Tuesday, 12 October 2010

Hangover Pilgrimage

Bit of a late start, unsurprisingly. Walked to nearest functioning U-Bahn station. Took train into Mitte.

Visited the odd new Holocaust Memorial (Denkmal für die ermordeten Jüden Europas) near the Brandenburger Tor. There's a video on YouTube. Then walked to the western side of the Gate, and made another short video for reasons which will be obvious if you watch it. It's on YouTube. Then I walked along to the the Soviet War Memorial on Strasse des 17 Juni, for reasons which ... oh for heaven's sake, just go to YouTube.

After a quiet few minutes sitting on a bench in the Tiergarten, I decided to go and find the Stasi Museum. I couldn't, but I did find some impressive Albert Speer Nazi-era architecture.




Next plan was to go to Heinrich-Heine-Strasse. I could have walked, but I had a BVG (Berlin public transport system) ticket, and besides, it's quite a way. Remember, I'm still feeling delicate.

So I found the nearest U-Bahn, which is in Friedrichstrasse, and called Stadtmitte. Now when I was in Berlin back in the days of the Cold War this station, or at least the part of it on the line I was to take, south to Hallesches Tor, was closed. The line, you see, ran north-south from West Berlin, through a section of the East, back into West Berlin; if you travelled on this line, you were aware of dimly-lit stations at which the train slowed, but did not stop, and there were armed East German guards lurking in the shadows. All very creepy.
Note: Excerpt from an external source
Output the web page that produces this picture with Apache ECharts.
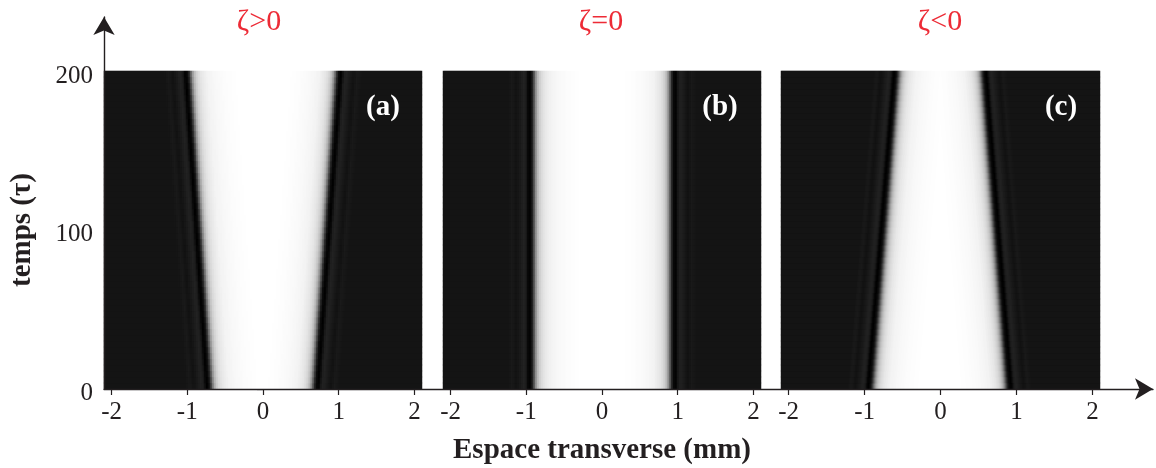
<!DOCTYPE html>
<html><head><meta charset="utf-8">
<style>html,body{margin:0;padding:0;background:#fff}#c{width:1156px;height:468px}</style>
<script src="https://cdn.jsdelivr.net/npm/echarts@6/dist/echarts.min.js"></script>
</head><body><div id="c"></div>
<script>
// tick labels
const xTicks = [-2, -1, 0, 1, 2];
const yTicks = [0, 100, 200];
const panelTitles = ['ζ>0', 'ζ=0', 'ζ<0'];
const panelLetters = ['(a)', '(b)', '(c)'];
// intensity profile across a beam edge: distance inward from the half-intensity point (mm) -> intensity
const profileOffset = [-0.70,-0.36,-0.30,-0.25,-0.20,-0.15,-0.12,-0.10,-0.08,-0.05,-0.03,-0.01,0.01,0.03,0.05,0.08,0.12,0.20,0.32,0.45,0.60];
const profileValue  = [0.08,0.08,0.10,0.07,0.10,0.135,0.11,0.04,0.0,0.05,0.18,0.38,0.57,0.70,0.78,0.85,0.90,0.95,0.975,0.99,1.0];
// edge positions (mm) read per time row
const timeRows = [2,6,10,13,17,21,25,29,32,36,40,44,48,51,55,59,63,67,70,74,78,82,85,89,93,97,101,104,108,112,116,120,123,127,131,135,139,142,146,150,154,158,161,165,169,173,177,180,184,188,192,196,199];
const aLeft = [-0.660,-0.665,-0.671,-0.676,-0.682,-0.687,-0.692,-0.698,-0.703,-0.708,-0.714,-0.719,-0.725,-0.730,-0.735,-0.741,-0.746,-0.752,-0.757,-0.762,-0.768,-0.773,-0.778,-0.784,-0.789,-0.795,-0.800,-0.805,-0.811,-0.816,-0.822,-0.827,-0.832,-0.838,-0.843,-0.848,-0.854,-0.859,-0.865,-0.870,-0.875,-0.881,-0.886,-0.892,-0.897,-0.902,-0.908,-0.913,-0.918,-0.924,-0.929,-0.935,-0.940];
const aRight = [0.650,0.656,0.662,0.667,0.673,0.679,0.685,0.690,0.696,0.702,0.708,0.713,0.719,0.725,0.731,0.737,0.742,0.748,0.754,0.760,0.765,0.771,0.777,0.783,0.788,0.794,0.800,0.806,0.812,0.817,0.823,0.829,0.835,0.840,0.846,0.852,0.858,0.863,0.869,0.875,0.881,0.887,0.892,0.898,0.904,0.910,0.915,0.921,0.927,0.933,0.938,0.944,0.950];
const bLeft = [-0.88,-0.88,-0.88,-0.88,-0.88,-0.88,-0.88,-0.88,-0.88,-0.88,-0.88,-0.88,-0.88,-0.88,-0.88,-0.88,-0.88,-0.88,-0.88,-0.88,-0.88,-0.88,-0.88,-0.88,-0.88,-0.88,-0.88,-0.88,-0.88,-0.88,-0.88,-0.88,-0.88,-0.88,-0.88,-0.88,-0.88,-0.88,-0.88,-0.88,-0.88,-0.88,-0.88,-0.88,-0.88,-0.88,-0.88,-0.88,-0.88,-0.88,-0.88,-0.88,-0.88];
const bRight = [0.89,0.89,0.89,0.89,0.89,0.89,0.89,0.89,0.89,0.89,0.89,0.89,0.89,0.89,0.89,0.89,0.89,0.89,0.89,0.89,0.89,0.89,0.89,0.89,0.89,0.89,0.89,0.89,0.89,0.89,0.89,0.89,0.89,0.89,0.89,0.89,0.89,0.89,0.89,0.89,0.89,0.89,0.89,0.89,0.89,0.89,0.89,0.89,0.89,0.89,0.89,0.89,0.89];
const cLeft = [-0.870,-0.863,-0.857,-0.850,-0.844,-0.837,-0.831,-0.824,-0.818,-0.811,-0.805,-0.798,-0.792,-0.785,-0.778,-0.772,-0.765,-0.759,-0.752,-0.746,-0.739,-0.733,-0.726,-0.720,-0.713,-0.707,-0.700,-0.693,-0.687,-0.680,-0.674,-0.667,-0.661,-0.654,-0.648,-0.641,-0.635,-0.628,-0.622,-0.615,-0.608,-0.602,-0.595,-0.589,-0.582,-0.576,-0.569,-0.563,-0.556,-0.550,-0.543,-0.537,-0.530];
const cRight = [0.850,0.844,0.838,0.831,0.825,0.819,0.813,0.806,0.800,0.794,0.788,0.781,0.775,0.769,0.763,0.756,0.750,0.744,0.738,0.731,0.725,0.719,0.713,0.706,0.700,0.694,0.688,0.681,0.675,0.669,0.663,0.656,0.650,0.644,0.638,0.631,0.625,0.619,0.613,0.606,0.600,0.594,0.588,0.581,0.575,0.569,0.563,0.556,0.550,0.544,0.538,0.531,0.525];
const edges = [[aLeft, aRight], [bLeft, bRight], [cLeft, cRight]];

const XMIN = -2.1, XMAX = 2.1, YMIN = 0, YMAX = 201;
const FONT = '"Liberation Serif","Times New Roman",serif';
const INK = '#231f20';
const panels = [
  {left: 104, width: 318, cols: 159, titleX: 259, letterX: 383},
  {left: 443, width: 318, cols: 159, titleX: 601, letterX: 720},
  {left: 781, width: 319, cols: 319, titleX: 940, letterX: 1061}
];
const TOP = 71, H = 318;

function lookup(d) {
  const n = profileOffset.length;
  if (d <= profileOffset[0]) return profileValue[0];
  if (d >= profileOffset[n - 1]) return profileValue[n - 1];
  for (let k = 1; k < n; k++) {
    if (d <= profileOffset[k]) {
      const f = (d - profileOffset[k - 1]) / (profileOffset[k] - profileOffset[k - 1]);
      return profileValue[k - 1] + f * (profileValue[k] - profileValue[k - 1]);
    }
  }
}
function columnCentres(n) {
  const out = [];
  for (let i = 0; i < n; i++) out.push(XMIN + (i + 0.5) * (XMAX - XMIN) / n);
  return out;
}
function cells(p, xs) {
  const [L, R] = edges[p], out = [];
  timeRows.forEach((t, r) => {
    xs.forEach((x, c) => {
      out.push([c, r, +lookup(Math.min(x - L[r], R[r] - x)).toFixed(3)]);
    });
  });
  return out;
}

const grid = [], xAxis = [], yAxis = [], series = [], title = [];
panels.forEach((g, p) => {
  const xs = columnCentres(g.cols);
  grid.push({left: g.left, top: TOP, width: g.width, height: H, outerBoundsMode: 'none'});
  xAxis.push({
    type: 'value', gridIndex: p, min: XMIN, max: XMAX, position: 'bottom',
    axisLine: {show: false}, splitLine: {show: false},
    axisTick: {show: true, length: 6, customValues: xTicks, lineStyle: {color: INK, width: 1.2}},
    axisLabel: {show: true, customValues: xTicks, color: INK, fontFamily: FONT, fontSize: 25, margin: 11},
    name: p === 1 ? 'Espace transverse (mm)' : '', nameLocation: 'middle', nameGap: 47,
    nameTextStyle: {color: INK, fontFamily: FONT, fontWeight: 'bold', fontSize: 29}
  });
  xAxis.push({type: 'category', gridIndex: p, data: xs.map((v, i) => i), show: false, position: 'top'});
  yAxis.push({
    type: 'value', gridIndex: p, min: YMIN, max: YMAX, show: p === 0,
    axisLine: {show: false}, splitLine: {show: false},
    axisTick: {show: true, length: 6, customValues: yTicks, lineStyle: {color: INK, width: 1.2}},
    axisLabel: {
      customValues: yTicks, margin: 11, formatter: '{n|{value}}',
      rich: {n: {color: INK, fontFamily: FONT, fontSize: 25, padding: [8, 0, 0, 0]}}
    },
    name: p === 0 ? 'temps (τ)' : '', nameLocation: 'middle', nameGap: 67,
    nameTextStyle: {color: INK, fontFamily: FONT, fontWeight: 'bold', fontSize: 29}
  });
  yAxis.push({type: 'category', gridIndex: p, data: timeRows, show: false, position: 'right'});
  series.push({
    type: 'heatmap', xAxisIndex: 2 * p + 1, yAxisIndex: 2 * p + 1,
    data: cells(p, xs), silent: true, progressive: 0, animation: false,
    itemStyle: {borderWidth: 0}
  });
  title.push({
    text: panelTitles[p], left: g.titleX, top: 7, textAlign: 'center', padding: 0,
    textStyle: {color: '#ed2b36', fontFamily: FONT, fontWeight: 'normal', fontSize: 30}
  });
  title.push({
    text: panelLetters[p], left: g.letterX, top: 93, textAlign: 'center', padding: 0,
    textStyle: {color: '#ffffff', fontFamily: FONT, fontWeight: 'bold', fontSize: 29}
  });
});

// long axis arrows that run across all the panels
grid.push({left: 104, top: 17, width: 1049, height: 372, outerBoundsMode: 'none'});
const arrow = {show: true, symbol: ['none', 'arrow'], symbolSize: [16, 18], lineStyle: {color: INK, width: 1.4}};
xAxis.push({type: 'value', gridIndex: 3, min: 0, max: 1, axisLine: arrow, axisTick: {show: false}, axisLabel: {show: false}, splitLine: {show: false}, z: 10});
yAxis.push({type: 'value', gridIndex: 3, min: 0, max: 1, axisLine: arrow, axisTick: {show: false}, axisLabel: {show: false}, splitLine: {show: false}, z: 10});

const chart = echarts.init(document.getElementById('c'), null, {renderer: 'canvas'});
chart.setOption({
  animation: false,
  backgroundColor: '#ffffff',
  title, grid, xAxis, yAxis, series,
  visualMap: {
    show: false, type: 'continuous', min: 0, max: 1, seriesIndex: [0, 1, 2],
    inRange: {color: ['#000000', '#ffffff']}
  }
});
</script></body></html>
Anyway, I was rather thirsty, and was looking for a shop selling bottled water. After some meandering, I found myself unexpectedly at the Gendarmenmarkt and the back of the block of flats in which my parents had lived. Having done this particular bit of nostalgia back in 2007, it hadn't been on th itinerary this time. Still, here's a picture looking along Leipzigerstrasse, with the front of the block in question just visible behind the trees on the left. It has been tarted up since 1990, but it used to look a lot like the blocks on the other side of the road: DDR-utilitarian.

[I'm really pissed off that everything I originally wrote beyond this point has been lost due to some sort of auto-save balls-up by blogger.com, so what follows is probably only half-remembered.]

I took the U-Bahn two stops southwards on line U6. Back in the day I'd walk through Checkpoint Charlie, invariably get on at the first station the other side, Kochstrasse, and change at Hallesches Tor, as I did today. Now a weird thing happened, as I walked up the steps at the end of the platform and headed towards line U1. The corridors, the orange wall tiles, even the old photographs on the walls, hadn't changed in thirty-two years. It freaked me a little.

The reason I wanted to go to Heinrich-Heine-Strasse will be apparent if you watch the appropriate video on YouTube. Essentially I was looking for a hospital at which I was wonderfully treated (an East German hospital, mind you) back in the winter of 1978. I'll tell you the story another time, since I've already typed it in loving detail once today ... grrrrr.